Despite a substantial body of compelling pre-clinical in vitro data with HDACi and 5-FU combinations, no objective responses were observed in this trial. However, 2 patients, neither of which demonstrated any vorinostat-induced downregulation of TS mRNA, had stable disease of 4 and 6 months. While it is not possible to positively attribute the observed disease stabilization to the addition of vorinostat to 5-FU/LV, it is worth noting that the clinical benefit of 5-FU alone in 5-FU-refractory colon cancer patients is negligible [39]. Furthermore, as dosing was de-escalated to dose level −2, with significantly reduced dosing of 5-FU/LV, the biological activity in these patients may have been inadvertently diminished. Of note, Fakih et al. [38] have reported anti-tumor activity with this combination administered on a different schedule than ours. In 21 CRC patients, 11 patients developed SD and 1 patient experienced a PR. The preliminary evidence of anti-tumor activity reported in both studies is worth noting, and the challenge lies in determining the mechanism by which the addition of a HDACi, such as vorinostat, to 5-FU results in tumor stabilization.

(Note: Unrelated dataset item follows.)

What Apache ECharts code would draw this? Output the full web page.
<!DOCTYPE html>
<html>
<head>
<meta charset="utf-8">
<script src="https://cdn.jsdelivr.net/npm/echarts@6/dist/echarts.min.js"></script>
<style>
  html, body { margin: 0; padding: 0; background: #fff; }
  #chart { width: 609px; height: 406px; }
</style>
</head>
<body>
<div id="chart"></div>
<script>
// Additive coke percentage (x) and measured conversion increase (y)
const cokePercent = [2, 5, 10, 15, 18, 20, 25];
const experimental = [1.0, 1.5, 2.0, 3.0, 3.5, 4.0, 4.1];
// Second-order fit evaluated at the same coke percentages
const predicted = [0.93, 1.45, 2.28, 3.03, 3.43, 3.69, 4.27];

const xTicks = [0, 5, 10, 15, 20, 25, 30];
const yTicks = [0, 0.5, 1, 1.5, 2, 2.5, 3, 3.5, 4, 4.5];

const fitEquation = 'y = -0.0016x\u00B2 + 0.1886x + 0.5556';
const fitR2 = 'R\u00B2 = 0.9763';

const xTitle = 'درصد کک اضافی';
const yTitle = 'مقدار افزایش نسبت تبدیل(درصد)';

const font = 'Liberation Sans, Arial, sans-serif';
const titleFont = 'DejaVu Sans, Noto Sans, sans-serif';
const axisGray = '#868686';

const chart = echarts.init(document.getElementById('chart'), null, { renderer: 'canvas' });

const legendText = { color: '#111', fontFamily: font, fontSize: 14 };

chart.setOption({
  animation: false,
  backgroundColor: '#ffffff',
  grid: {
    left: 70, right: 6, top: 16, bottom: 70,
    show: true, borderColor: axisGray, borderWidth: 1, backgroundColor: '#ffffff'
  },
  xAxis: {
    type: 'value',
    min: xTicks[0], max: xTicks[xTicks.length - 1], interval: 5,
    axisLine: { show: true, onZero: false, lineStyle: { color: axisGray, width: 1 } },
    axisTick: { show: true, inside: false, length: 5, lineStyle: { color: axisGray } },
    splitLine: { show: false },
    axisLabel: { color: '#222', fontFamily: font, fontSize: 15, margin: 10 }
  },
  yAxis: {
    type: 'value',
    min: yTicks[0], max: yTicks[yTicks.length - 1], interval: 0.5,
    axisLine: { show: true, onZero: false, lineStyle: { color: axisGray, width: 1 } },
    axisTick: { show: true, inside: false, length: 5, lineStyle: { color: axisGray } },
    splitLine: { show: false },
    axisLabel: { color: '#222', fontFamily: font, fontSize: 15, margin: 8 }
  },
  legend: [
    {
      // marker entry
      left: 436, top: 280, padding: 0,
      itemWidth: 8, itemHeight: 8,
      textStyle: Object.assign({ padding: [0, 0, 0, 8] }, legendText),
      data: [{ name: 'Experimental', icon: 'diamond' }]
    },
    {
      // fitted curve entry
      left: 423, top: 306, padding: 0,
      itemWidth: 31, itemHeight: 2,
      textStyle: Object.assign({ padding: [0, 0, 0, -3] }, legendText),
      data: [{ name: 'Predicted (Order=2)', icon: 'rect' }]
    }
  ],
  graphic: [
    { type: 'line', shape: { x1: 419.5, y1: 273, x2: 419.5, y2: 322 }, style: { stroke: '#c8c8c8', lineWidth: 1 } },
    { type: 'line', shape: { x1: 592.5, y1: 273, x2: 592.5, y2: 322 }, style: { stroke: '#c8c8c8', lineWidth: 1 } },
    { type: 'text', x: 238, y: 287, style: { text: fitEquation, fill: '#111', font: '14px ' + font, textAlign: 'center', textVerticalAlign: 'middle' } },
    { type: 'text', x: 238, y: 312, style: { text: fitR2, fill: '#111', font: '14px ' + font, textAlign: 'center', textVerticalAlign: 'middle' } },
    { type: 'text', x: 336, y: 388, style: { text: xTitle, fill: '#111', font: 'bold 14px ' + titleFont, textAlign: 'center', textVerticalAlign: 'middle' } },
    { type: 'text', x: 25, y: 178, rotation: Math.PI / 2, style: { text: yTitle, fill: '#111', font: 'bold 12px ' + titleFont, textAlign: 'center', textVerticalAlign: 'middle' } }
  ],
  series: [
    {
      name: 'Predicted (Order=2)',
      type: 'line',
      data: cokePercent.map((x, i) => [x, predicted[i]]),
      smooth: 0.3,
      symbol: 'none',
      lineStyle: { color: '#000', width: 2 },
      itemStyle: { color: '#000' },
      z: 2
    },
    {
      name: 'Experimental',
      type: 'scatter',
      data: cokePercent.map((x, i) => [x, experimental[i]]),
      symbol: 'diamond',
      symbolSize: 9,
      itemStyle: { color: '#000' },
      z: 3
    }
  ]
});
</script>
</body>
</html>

One of the objectives of this clinical trial was to determine whether vorinostat could induce intratumoral downregulation of TS mRNA in patients with elevated TS expression. While several patients did have reductions in their TS mRNA expression, the median overall change was +3.1%, and it was concluded that the evaluated dose of vorinostat was not sufficient to induce a 50% downregulation. A recent clinical trial utilizing a twice-daily 300-mg vorinostat schedule reported that peak serum concentrations did not exceed 2 μmol/l and no significant downregulation in TS expression was observed by both IHC and RT-PCR [40]. While pharmacokinetic analyses were not performed in our clinical trial, it is plausible that serum concentrations did not peak high enough with a once-daily 400-mg vorinostat schedule or persist long enough to induce effective intratumoral TS mRNA downregulation. Most in vitro analyses utilized a continuous vorinostat exposure to demonstrate downregulation of TS expression at the mRNA and protein level [21, 22, 27]. This fails to take into consideration the effects of vorinostat half-life and rapid systemic clearance. The 30- to 90- min half-life (T 1/2) of vorinostat results in a rapid decrease in serum concentrations, particularly with once-daily administrations [4042]. In addition, the effects of HDACi on pan-acetylation are rapidly reversed as cells re-establish acetylation homeostasis [43]. A modified vorinostat schedule designed to attain higher serum peak concentrations or to maintain adequate serum concentrations for longer tumor cell exposure may be more effective at downregulating intratumoral TS expression. The clinical activity of the combination of 5-FU and vorinostat at 1,700 mg/daily for 3 days on an every 2 week schedule as reported by Fakih et al. lends support to the notion that higher doses of vorinostat may be needed to achieve sufficient and prolonged serum concentrations. It is plausible that a threshold exists whereby a higher serum concentration and longer duration of tumor cell exposure to HDACi are needed to induce the downregulation of TS mRNA. However, the presence of detectable histone acetylation in six out of seven patients in our study indicates that vorinostat did induce biological activity in vivo. It is also possible that the clinical benefit observed with vorinostat and 5-FU is independent of any effects on TS expression and may include modulation of other 5-FU-metabolizing enzymes.

As an alternate approach to the dosing schedule manipulation, novel HDACi that are currently in development are demonstrating increased potency in pre-clinical analyses [27, 44] and more favorable pharmacokinetic properties in the clinic [45] and may therefore be more effective at downregulating intratumoral TS mRNA expression and re-sensitizing patients to 5-FU-based therapy.